Volatility from international markets, in part because of the default risks by European nations and the downgrade of U.S. sovereign debt by Standard & Poor’s, has hurt Mexican debt and equity markets in recent months.
Mexico’s benchmark IPC stock index, Latin America’s second largest, has lost 11 percent this year, less than the 19 percent loss by the Brazilian Bovespa, the benchmark gauge for the region’s largest exchange.
“Conditions for the rest of the year don’t look at all favorable,” said Martin Gonzalez, an equity analyst at Invex Casa de Bolsa SA in Mexico City.

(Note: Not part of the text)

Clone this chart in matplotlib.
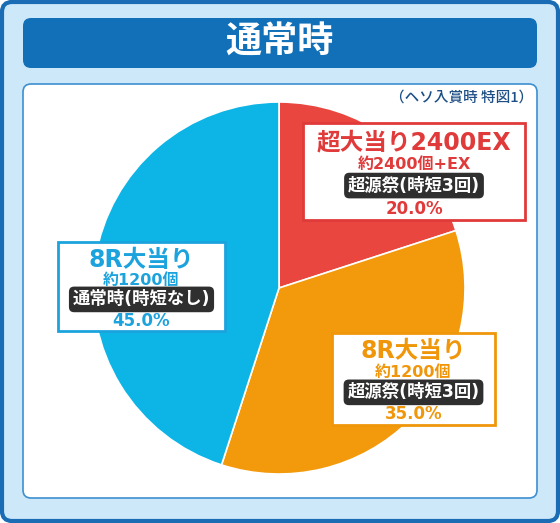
import matplotlib.pyplot as plt
from matplotlib.patches import FancyBboxPatch

plt.rcParams['font.family'] = ['DejaVu Sans', 'Noto Sans CJK JP']

W, H = 560, 523

title = '通常時'
note = '（ヘソ入賞時 特図1）'
labels = ['超大当り2400EX', '8R大当り', '8R大当り']
payouts = ['約2400個+EX', '約1200個', '約1200個']
modes = ['超源祭(時短3回)', '超源祭(時短3回)', '通常時(時短なし)']
shares = [20.0, 35.0, 45.0]

wedge_colors = ['#e8463f', '#f29a0c', '#0db4e6']
text_colors = ['#e03a3a', '#f0960a', '#1ca3dd']
# label boxes in pixel coords (left, top, right, bottom)
boxes = [(303, 123, 525, 220), (332, 333, 495, 425), (58, 242, 225, 331)]


def Y(y):
    return H - y


fig = plt.figure(figsize=(W / 100, H / 100), dpi=100)
ax = fig.add_axes([0, 0, 1, 1])

# outer frame
ax.add_patch(FancyBboxPatch((2, 2), W - 4, H - 4, boxstyle='round,pad=0,rounding_size=10',
                            fc='#cde8f8', ec='#1a6db5', lw=3))
# title bar
ax.add_patch(FancyBboxPatch((23, Y(68)), 514, 50, boxstyle='round,pad=0,rounding_size=8',
                            fc='#1170b8', ec='none'))
ax.text(280, Y(43), title, color='white', fontsize=26, fontweight='bold', ha='center', va='center')
# white panel
ax.add_patch(FancyBboxPatch((23, Y(498)), 514, 414, boxstyle='round,pad=0,rounding_size=8',
                            fc='white', ec='#3d8fd0', lw=1.2))
ax.text(533, Y(98), note, color='#1d4f86', fontsize=10.5, ha='right', va='center',
        family=['Noto Sans CJK JP', 'DejaVu Sans'], fontweight='medium')

ax.pie(shares, colors=wedge_colors, startangle=90, counterclock=False,
       center=(279, Y(288)), radius=186,
       wedgeprops=dict(edgecolor='white', linewidth=1.2))

for i in range(3):
    l, t, r, b = boxes[i]
    c = text_colors[i]
    ax.add_patch(plt.Rectangle((l, Y(b)), r - l, b - t, fc='white', ec=c, lw=2, zorder=3))
    cx = (l + r) / 2
    h = b - t
    ax.text(cx, Y(t + h * 0.2), labels[i], color=c, fontsize=17, fontweight='bold',
            ha='center', va='center', zorder=4)
    ax.text(cx, Y(t + h * 0.43), payouts[i], color=c, fontsize=11.5, fontweight='bold',
            ha='center', va='center', zorder=4)
    ax.text(cx, Y(t + h * 0.645), modes[i], color='white', fontsize=12.5, fontweight='bold',
            ha='center', va='center', zorder=5,
            bbox=dict(boxstyle='round,pad=0.22,rounding_size=0.3', fc='#2f2f2f', ec='none'))
    ax.text(cx, Y(t + h * 0.885), f'{shares[i]:.1f}%', color=c, fontsize=12, fontweight='bold',
            ha='center', va='center', zorder=4)

ax.set_xlim(0, W)
ax.set_ylim(0, H)
ax.set_aspect('auto')
ax.axis('off')

fig.savefig('out.png', dpi=100)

Potential share issuers will wait “to see what things look like in the coming year.”
The Bolsa is diversifying products such as exchange-traded funds and securities in the futures, options and swaps markets to help investors hedge against ongoing volatility, Tellez said.
The bourse has “a sophisticated supermarket of financial products” that allow investors to “hedge from economic and political risks,” he said.
Petroleos Mexicanos, the state oil company and Latin America’s largest crude producer, scrapped a proposed sale of as much as 10 billion pesos in local bonds on Sept. 13, citing “high volatility and uncertainty.” Local debt sales slowed to 7.4 billion pesos in August after a monthly average of 16.7 billion pesos during the first seven months of the year, according to data compiled by Bloomberg.
Tellez said he wasn’t concerned about Pemex’s decision to withdraw the sale. “Once market conditions are there, I think Pemex will be able to issue whatever it needs,” he said.
“I do think in terms of debt, the Mexican fundamentals are very strong at this point,” Tellez said. Political parties won’t seek to excessively raise debt levels and local pension funds have cash to invest in new issuances, he said.
For 2012, the administration of President Felipe Calderon is proposing to increase spending in real terms by 2.5 percent in 2012 while narrowing the deficit to 0.2 percent of gross domestic product.
Investors overseas have shown appetite for Mexican debt this year as the country has sought to take advantage of lower benchmark borrowing costs in the U.S. to lengthen maturities. The nation sold $1 billion of bonds due 2110 to yield 5.96 percent Aug. 10.
Mexico first sold the 100-year bonds in October, issuing $1 billion of the securities at a yield of 6.1 percent to become the only Latin American country with dollar notes of that maturity.